Gambar 20 IBPA Effective Yield Index (EYI) dan Credit Default Swap (CDS, tenor 5 tahun), Maret 2014 – Maret 2016
Rata-rata yield obligasi dan CDS bertenor 5 tahun Indonesia mengalami penurunan
Sumber: Bloomberg (2016)
Persepsi risiko terhadap obligasi Indonesia menurun. Hal tersebut diindikasikan oleh penurunan rata-rata yield obligasi semua tenor (IGB EYI) dan benchmark bertenor 10 tahun pada Maret 2016. Level yield IGB EYI menurun sebesar 6,50 persen m-t-m dan naik sebesar 5 persen y-t-d.
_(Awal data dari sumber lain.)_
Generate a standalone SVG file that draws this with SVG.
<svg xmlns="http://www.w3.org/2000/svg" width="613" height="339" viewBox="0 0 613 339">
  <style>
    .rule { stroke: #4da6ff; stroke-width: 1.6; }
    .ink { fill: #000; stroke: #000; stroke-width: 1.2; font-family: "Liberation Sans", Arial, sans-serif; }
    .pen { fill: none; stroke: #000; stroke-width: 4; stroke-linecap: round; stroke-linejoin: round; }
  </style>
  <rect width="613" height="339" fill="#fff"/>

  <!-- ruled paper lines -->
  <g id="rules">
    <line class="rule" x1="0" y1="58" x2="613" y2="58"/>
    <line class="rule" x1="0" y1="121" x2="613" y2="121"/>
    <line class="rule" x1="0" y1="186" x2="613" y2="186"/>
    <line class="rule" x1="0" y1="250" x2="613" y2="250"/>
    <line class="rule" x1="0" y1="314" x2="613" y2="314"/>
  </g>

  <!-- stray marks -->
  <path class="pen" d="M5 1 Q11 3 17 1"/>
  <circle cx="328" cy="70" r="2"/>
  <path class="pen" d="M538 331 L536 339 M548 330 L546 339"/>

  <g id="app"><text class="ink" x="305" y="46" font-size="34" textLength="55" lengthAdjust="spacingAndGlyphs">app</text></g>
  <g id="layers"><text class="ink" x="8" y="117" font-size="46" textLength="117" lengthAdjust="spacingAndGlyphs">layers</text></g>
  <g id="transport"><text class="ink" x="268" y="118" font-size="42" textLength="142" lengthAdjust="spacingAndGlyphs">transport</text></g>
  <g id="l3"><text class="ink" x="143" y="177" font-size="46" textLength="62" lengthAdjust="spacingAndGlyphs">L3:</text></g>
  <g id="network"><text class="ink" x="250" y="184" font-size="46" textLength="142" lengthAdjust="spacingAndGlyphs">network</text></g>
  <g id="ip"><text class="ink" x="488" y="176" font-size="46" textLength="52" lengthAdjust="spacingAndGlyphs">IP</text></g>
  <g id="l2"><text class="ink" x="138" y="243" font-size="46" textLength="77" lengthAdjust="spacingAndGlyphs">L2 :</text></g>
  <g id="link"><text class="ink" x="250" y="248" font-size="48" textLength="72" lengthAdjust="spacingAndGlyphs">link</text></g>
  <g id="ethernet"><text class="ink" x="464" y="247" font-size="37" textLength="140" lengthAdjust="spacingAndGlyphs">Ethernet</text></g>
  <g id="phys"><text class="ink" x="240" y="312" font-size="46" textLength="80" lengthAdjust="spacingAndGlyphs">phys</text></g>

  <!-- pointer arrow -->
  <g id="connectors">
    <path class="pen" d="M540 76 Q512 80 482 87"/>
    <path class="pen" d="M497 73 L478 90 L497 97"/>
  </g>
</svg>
Sementara itu, level yield obligasi 10 tahun juga mengalami penurunan sebesar 5,93 persen m-t-m dan naik sebesar 6,02 persen y-t-d. Keduanya terus mengalami penurunan sepanjang kuartal I 2016. Hal tersebut mengindikasikan bahwa terjadi kinerja positif pada pasar surat berharga di Indonesia. Sementara itu, senada dengan penurunan tersebut, nilai CDS obligasi Indonesia mengalami penurunan hingga 198,35 bps pada akhir Maret 2016. Tren CDS obligasi selama kuartal I 2016 juga cenderung menurun.
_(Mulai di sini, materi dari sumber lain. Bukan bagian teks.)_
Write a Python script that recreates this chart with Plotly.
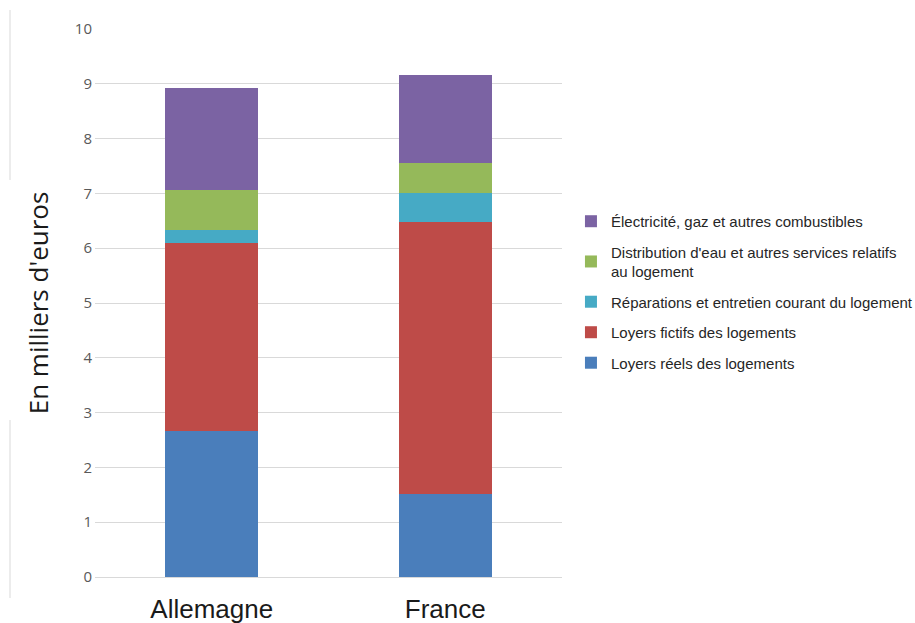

Penurunan tersebut disebabkan karena selama periode Januari hingga Maret 2016, imbas faktor eksternal terhadap perekonomian domestik mulai melemah. Ketidakpastian di pasar global semakin mereda sebagai akibat dari kepastian kenaikan tingkat suku bunga AS yang akan dilakukan secara bertahap. Selain itu, Uni Eropa dan Jepang justru akan menerapkan suku bunga negatif. Hal itu didorong karena masih lemahnya prospek perekonomian dan tingkat inflasi yang terlalu rendah sehingga pelonggaran kebijakan moneter masih akan dilakukan. Kondisi tersebut memacu penurunan yield obligasi domestik karena terjadi permintaan yang lebih tinggi pada pasar surat berharga dalam negeri.
Gambar 21 SBN Outstanding dan Kepemilikan Berdasarkan Entitas, Maret 2014 – Maret 2016
SBN outstanding Indonesia meningkat
Sumber: Bank Indonesia, DJPPR, dan CEIC (2016)
SBN outstanding Indonesia pada akhir Maret 2016 sebesar IDR 2.490,59 triliun, meningkat sebesar 2,72 m-t-m dan 18,63 y-o-y. Berdasarkan komposisinya, SBN tradable tercatat sebesar IDR 2.228,80 triliun pada Maret 2016, meningkat 3,48 persen dibandingkan bulan sebelumnya dan 21,38 persen dibandingkan bulan yang sama di tahun 2015. Asing masih mendominasi kepemilikan SBN tradable sebesar 27,28 persen atau meningkat dibandingkan Februari 2016. Kepemilikan asing atas SBN tradable pada akhir Maret 2016 sebesar IDR 606,08 triliun atau mengalami peningkatan sebesar 3,11 persen m-t-m dan 17,80 persen y-o-y. Sementara entitas lainnya, yaitu Bank dan Institusi Pemerintah masing-masing kepemilikannya sebesar IDR 450,99 triliun dan IDR 52,69 triliun berturut-turut. Asing juga mencatatkan beli neto SBN sebesar IDR 18,29 triliun pada Maret 2016 atau meningkat dibandingkan pembelian di bulan sebelumnya. Persentase kepemilikan asing di pasar SBN tercatat sebesar 37,48 persen. Sementara itu, SBN non-tradable pada akhir Maret 2016 tercatat sebesar IDR 261,78 triliun menurun sebesar 3,24 persen m-t-m dan 0,51 y-o-y.
Gambar 22 Inter Dealer Market Agency (IDMA), Maret 2014 – Maret 2016
IDMA index mengalami peningkatan
Sumber: Bloomberg (2016)
Harga obligasi Indonesia mengalami peningkatan pada akhir Maret 2016. Harga obligasi yang tercermin dari level IDMA price index mengalami peningkatan sebesar 3,32 bps m-t-m dan penurunan sebesar 3,40 bps y-o-y. Peningkatan harga obligasi pada kuartal I 2016 ini lebih tinggi apabila dibandingkan dengan harga pada akhir kuartal IV 2015 yang sebesar 93,33 bps. Peningkatan harga obligasi juga tercermin pada level IGB CPI yang mengalami peningkatan sebesar 3,21 bps m-t-m dan penurunan sebesar 3,52 bps y-o-y menjadi sebesar 99,79 bps. Secara keseluruhan, harga obligasi meningkat pada kuartal I 2016. Hal ini senada dengan penurunan yield obligasi yang juga terjadi pada kuartal ini. Hal ini disebabkan terjadinya kenaikan permintaan terhadap obligasi karena yield yang ditawarkan relatif lebih tinggi, terutama bila dibandingkan dengan AS, juga Eropa dan Jepang yang menerapkan kebijakan suku bunga negatif.